— EXERCISE DIRECTIONS —
Your copy of the material must match it exactly, except that pictures are dropped.
━━━━━ INFORMATION SUPPLIED
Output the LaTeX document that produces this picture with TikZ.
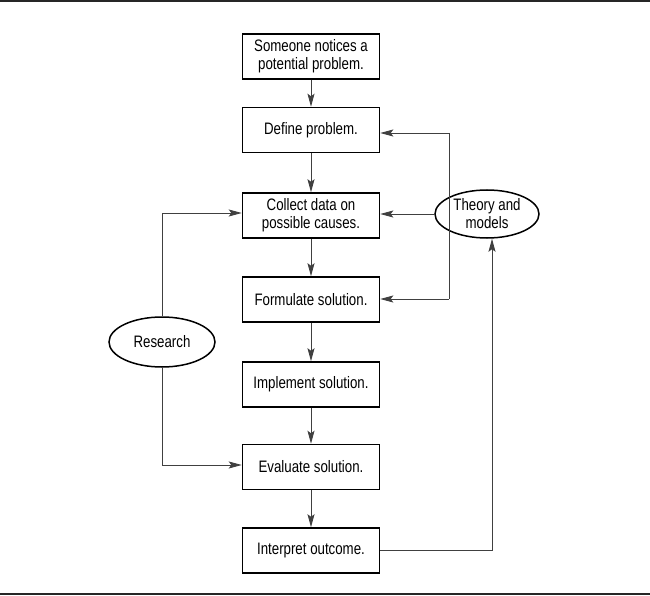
\documentclass[tikz,border=0pt]{standalone}
\usepackage{fontspec}
\setmainfont{Liberation Sans}[FakeStretch=0.8]
\usetikzlibrary{shapes.geometric,arrows.meta}
\begin{document}
\begin{tikzpicture}[x=1pt,y=-1pt,
  stepbox/.style={draw=black,line width=1.5pt,minimum width=137pt,minimum height=45pt,inner sep=0pt,align=center,font=\fontsize{16.6}{18}\selectfont},
  oval/.style={draw=black,ellipse,line width=1.5pt,inner sep=0pt,align=center,font=\fontsize{16.6}{18}\selectfont},
  conn/.style={draw=black!75,line width=0.9pt,-{Stealth[length=13pt,width=7pt,inset=2.5pt]}},
  line/.style={draw=black!75,line width=0.9pt}]
\useasboundingbox (0,0) rectangle (650,596);
\draw[line width=2.5pt,black!85] (0,1.25) -- (650,1.25);
\draw[line width=1.8pt,black!85] (0,594) -- (650,594);
\node[stepbox] (s1) at (311,56.5) {Someone notices a\\potential problem.};
\node[stepbox] (s2) at (311,130) {Define problem.};
\node[stepbox] (s3) at (311,215.5) {Collect data on\\possible causes.};
\node[stepbox] (s4) at (311,299.5) {Formulate solution.};
\node[stepbox] (s5) at (311,384.5) {Implement solution.};
\node[stepbox] (s6) at (311,467) {Evaluate solution.};
\node[stepbox] (s7) at (311,550.5) {Interpret outcome.};
\node[oval,minimum width=104pt,minimum height=48pt] (th) at (487,214) {Theory and\\models};
\node[oval,minimum width=106pt,minimum height=50pt] (rs) at (162,342) {Research};
\draw[conn] (s1) -- (s2);
\draw[conn] (s2) -- (s3);
\draw[conn] (s3) -- (s4);
\draw[conn] (s4) -- (s5);
\draw[conn] (s5) -- (s6);
\draw[conn] (s6) -- (s7);
\coordinate (tt) at (449,133);
\coordinate (tb) at (449,299);
\draw[line] (tt) -- (tb);
\draw[conn] (tt) -- (tt -| s2.east);
\draw[conn] (th.west) -- (th.west -| s3.east);
\draw[conn] (tb) -- (tb -| s4.east);
\coordinate (ic) at (492,550.5);
\draw[conn] (s7.east) -- (ic) -- (th.south -| ic);
\coordinate (rt) at (162,213);
\coordinate (rb) at (162,465);
\draw[conn] (rs.north) -- (rt) -- (rt -| s3.west);
\draw[conn] (rs.south) -- (rb) -- (rb -| s6.west);
\end{tikzpicture}
\end{document}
━━━━━━━━━━
— THE RESULT —
Output the LaTeX document that produces this picture with TikZ.
\documentclass[tikz,border=0pt]{standalone}
\usepackage{fontspec}
\setmainfont{Liberation Sans}[FakeStretch=0.8]
\usetikzlibrary{shapes.geometric,arrows.meta}
\begin{document}
\begin{tikzpicture}[x=1pt,y=-1pt,
  stepbox/.style={draw=black,line width=1.5pt,minimum width=137pt,minimum height=45pt,inner sep=0pt,align=center,font=\fontsize{16.6}{18}\selectfont},
  oval/.style={draw=black,ellipse,line width=1.5pt,inner sep=0pt,align=center,font=\fontsize{16.6}{18}\selectfont},
  conn/.style={draw=black!75,line width=0.9pt,-{Stealth[length=13pt,width=7pt,inset=2.5pt]}},
  line/.style={draw=black!75,line width=0.9pt}]
\useasboundingbox (0,0) rectangle (650,596);
\draw[line width=2.5pt,black!85] (0,1.25) -- (650,1.25);
\draw[line width=1.8pt,black!85] (0,594) -- (650,594);
\node[stepbox] (s1) at (311,56.5) {Someone notices a\\potential problem.};
\node[stepbox] (s2) at (311,130) {Define problem.};
\node[stepbox] (s3) at (311,215.5) {Collect data on\\possible causes.};
\node[stepbox] (s4) at (311,299.5) {Formulate solution.};
\node[stepbox] (s5) at (311,384.5) {Implement solution.};
\node[stepbox] (s6) at (311,467) {Evaluate solution.};
\node[stepbox] (s7) at (311,550.5) {Interpret outcome.};
\node[oval,minimum width=104pt,minimum height=48pt] (th) at (487,214) {Theory and\\models};
\node[oval,minimum width=106pt,minimum height=50pt] (rs) at (162,342) {Research};
\draw[conn] (s1) -- (s2);
\draw[conn] (s2) -- (s3);
\draw[conn] (s3) -- (s4);
\draw[conn] (s4) -- (s5);
\draw[conn] (s5) -- (s6);
\draw[conn] (s6) -- (s7);
\coordinate (tt) at (449,133);
\coordinate (tb) at (449,299);
\draw[line] (tt) -- (tb);
\draw[conn] (tt) -- (tt -| s2.east);
\draw[conn] (th.west) -- (th.west -| s3.east);
\draw[conn] (tb) -- (tb -| s4.east);
\coordinate (ic) at (492,550.5);
\draw[conn] (s7.east) -- (ic) -- (th.south -| ic);
\coordinate (rt) at (162,213);
\coordinate (rb) at (162,465);
\draw[conn] (rs.north) -- (rt) -- (rt -| s3.west);
\draw[conn] (rs.south) -- (rb) -- (rb -| s6.west);
\end{tikzpicture}
\end{document}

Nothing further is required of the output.